__DIRECTIONS__
Begin with the first line of the material and copy each line word for word through the line that contains "(0,0) rectangle (1735,1220);"; the pictures are left out.

__MATERIAL__
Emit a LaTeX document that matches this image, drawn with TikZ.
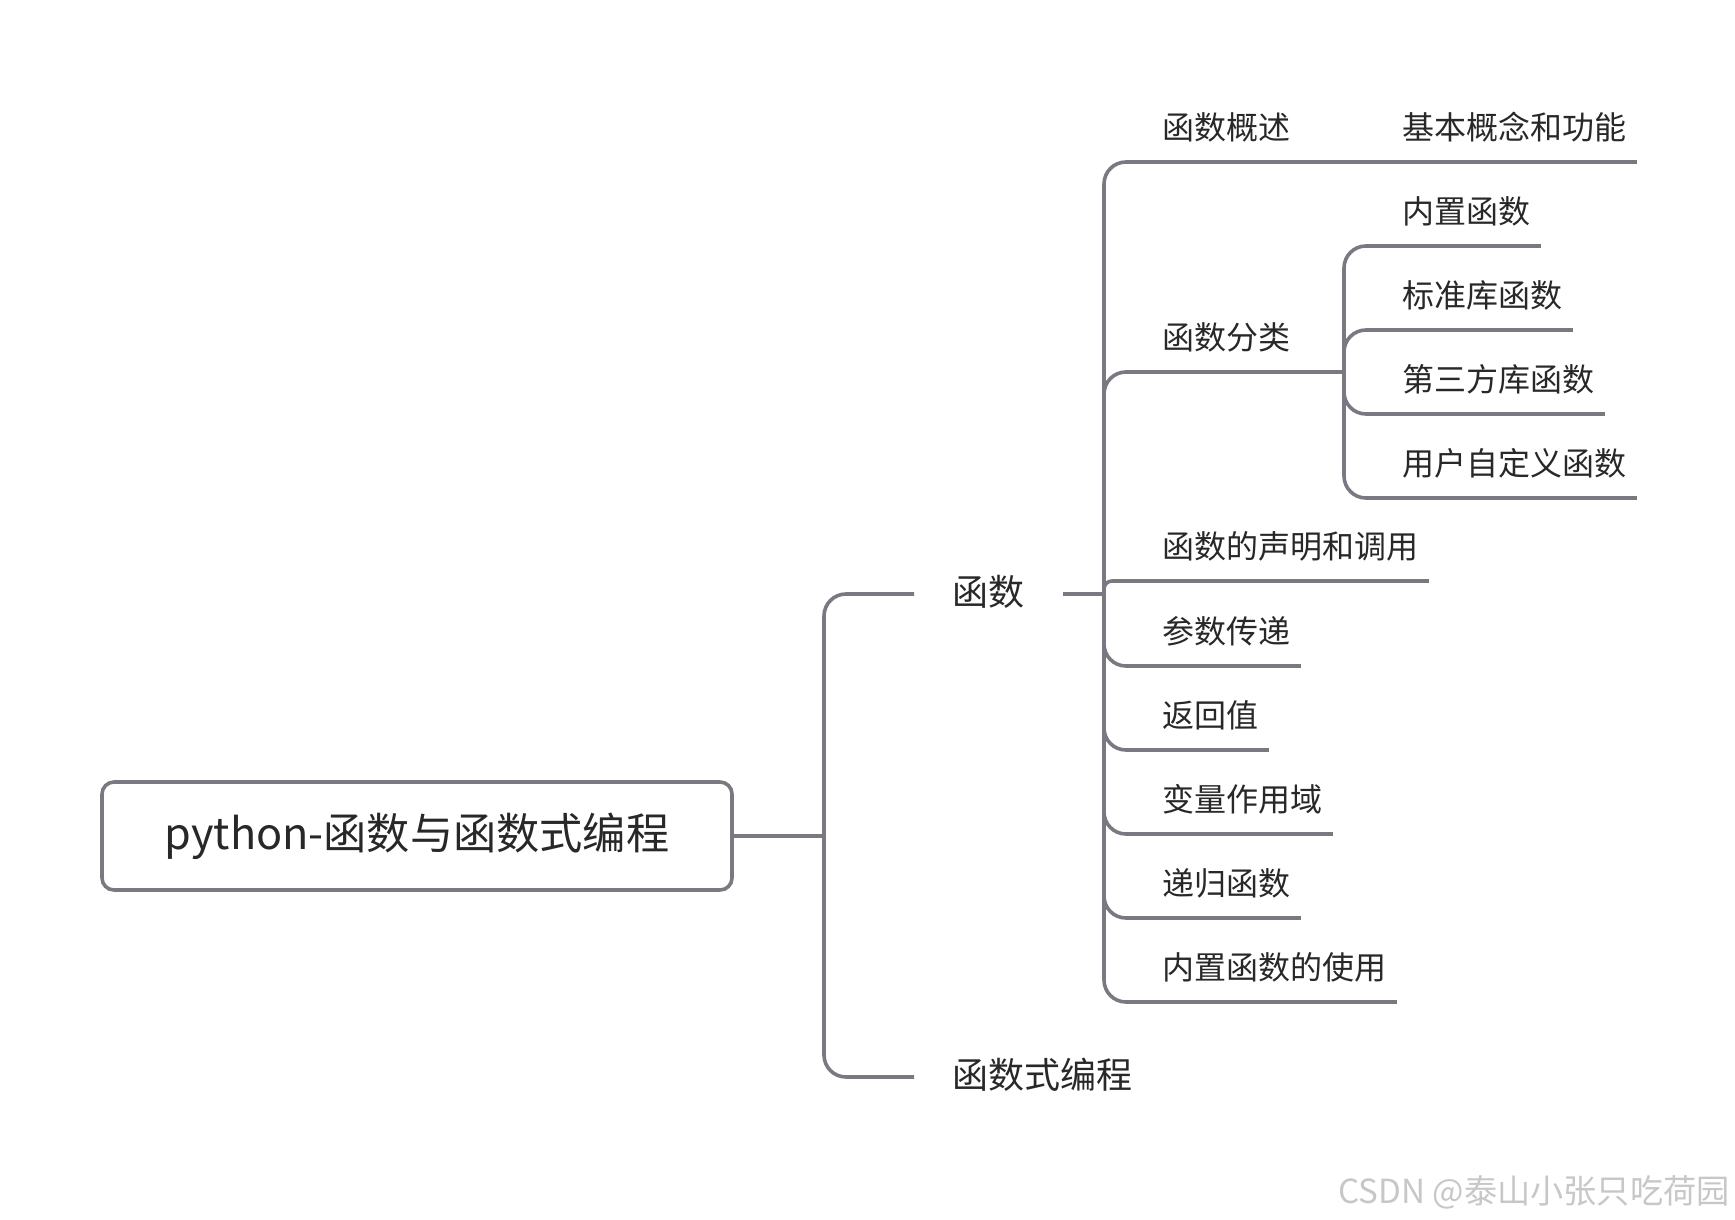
\documentclass[tikz,border=0pt]{standalone}
\usepackage{fontspec}
\setmainfont{Noto Sans CJK SC}
\usepackage{tikz}
\definecolor{linkgray}{RGB}{122,121,129}
\definecolor{inkgray}{RGB}{40,40,40}

\begin{document}
\begin{tikzpicture}[
  x=0.5pt, y=-0.5pt,
  link/.style={draw=linkgray, line width=1.8pt, rounded corners=11pt},
  rootbox/.style={draw=linkgray, line width=1.8pt, rounded corners=6pt, fill=white,
    minimum width=315pt, minimum height=54pt, font=\fontsize{21.6pt}{26pt}\selectfont, text=inkgray},
  topic/.style={inner xsep=19pt, inner ysep=4pt, text height=13pt, text depth=2pt,
    font=\fontsize{18pt}{21pt}\selectfont, text=inkgray},
  leaf/.style={anchor=south west, inner xsep=5pt, inner ysep=9pt, text height=12pt, text depth=2pt,
    font=\fontsize{16pt}{19pt}\selectfont, text=inkgray},
  watermark/.style={anchor=east, inner sep=0pt, font=\fontsize{16.6pt}{19pt}\selectfont, text=black!22}
]
\useasboundingbox (0,0) rectangle (1735,1220);

% root and first level
\node[rootbox] (root) at (417,836) {python-函数与函数式编程};
\node[topic, anchor=west] (fn) at (914,594) {函数};
\node[topic, anchor=west] (fp) at (914,1077) {函数式编程};

% second level
\node[leaf] (ovw) at (1152,162) {函数概述};
\node[leaf] (cls) at (1152,372) {函数分类};
\node[leaf] (decl) at (1152,581) {函数的声明和调用};
\node[leaf] (param) at (1152,666) {参数传递};
\node[leaf] (ret) at (1152,750) {返回值};
\node[leaf] (varscope) at (1152,834) {变量作用域};
\node[leaf] (recur) at (1152,918) {递归函数};
\node[leaf] (useb) at (1152,1002) {内置函数的使用};

% third level
\node[leaf] (basic) at (1392,162) {基本概念和功能};
\node[leaf] (builtin) at (1392,246) {内置函数};
\node[leaf] (stdlib) at (1392,330) {标准库函数};
\node[leaf] (thirdlib) at (1392,414) {第三方库函数};
\node[leaf] (userdef) at (1392,498) {用户自定义函数};

% connectors
\coordinate (rootJ) at (824,836);
\coordinate (fnJ) at (1104,594);
\coordinate (clsJ) at (1344,372);
\draw[link] (root.east) -- (rootJ);
\draw[link] (rootJ) |- (fn.west);
\draw[link] (rootJ) |- (fp.west);
\draw[link] (fn.east) -- (fnJ);
\draw[link] (fnJ) |- (ovw.south west) -- (basic.south east);
\draw[link] (fnJ) |- (cls.south west) -- (clsJ);
\draw[link, rounded corners=4pt] (fnJ) |- (decl.south west) -- (decl.south east);
\foreach \n in {param,ret,varscope,recur,useb}
  \draw[link] (fnJ) |- (\n.south west) -- (\n.south east);
\foreach \n in {builtin,stdlib,thirdlib,userdef}
  \draw[link] (clsJ) |- (\n.south west) -- (\n.south east);

\node[watermark] (wm) at (1730,1192) {CSDN @泰山小张只吃荷园};
\end{tikzpicture}
\end{document}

__CORRECT OUTPUT__
Emit a LaTeX document that matches this image, drawn with TikZ.
\documentclass[tikz,border=0pt]{standalone}
\usepackage{fontspec}
\setmainfont{Noto Sans CJK SC}
\usepackage{tikz}
\definecolor{linkgray}{RGB}{122,121,129}
\definecolor{inkgray}{RGB}{40,40,40}

\begin{document}
\begin{tikzpicture}[
  x=0.5pt, y=-0.5pt,
  link/.style={draw=linkgray, line width=1.8pt, rounded corners=11pt},
  rootbox/.style={draw=linkgray, line width=1.8pt, rounded corners=6pt, fill=white,
    minimum width=315pt, minimum height=54pt, font=\fontsize{21.6pt}{26pt}\selectfont, text=inkgray},
  topic/.style={inner xsep=19pt, inner ysep=4pt, text height=13pt, text depth=2pt,
    font=\fontsize{18pt}{21pt}\selectfont, text=inkgray},
  leaf/.style={anchor=south west, inner xsep=5pt, inner ysep=9pt, text height=12pt, text depth=2pt,
    font=\fontsize{16pt}{19pt}\selectfont, text=inkgray},
  watermark/.style={anchor=east, inner sep=0pt, font=\fontsize{16.6pt}{19pt}\selectfont, text=black!22}
]
\useasboundingbox (0,0) rectangle (1735,1220);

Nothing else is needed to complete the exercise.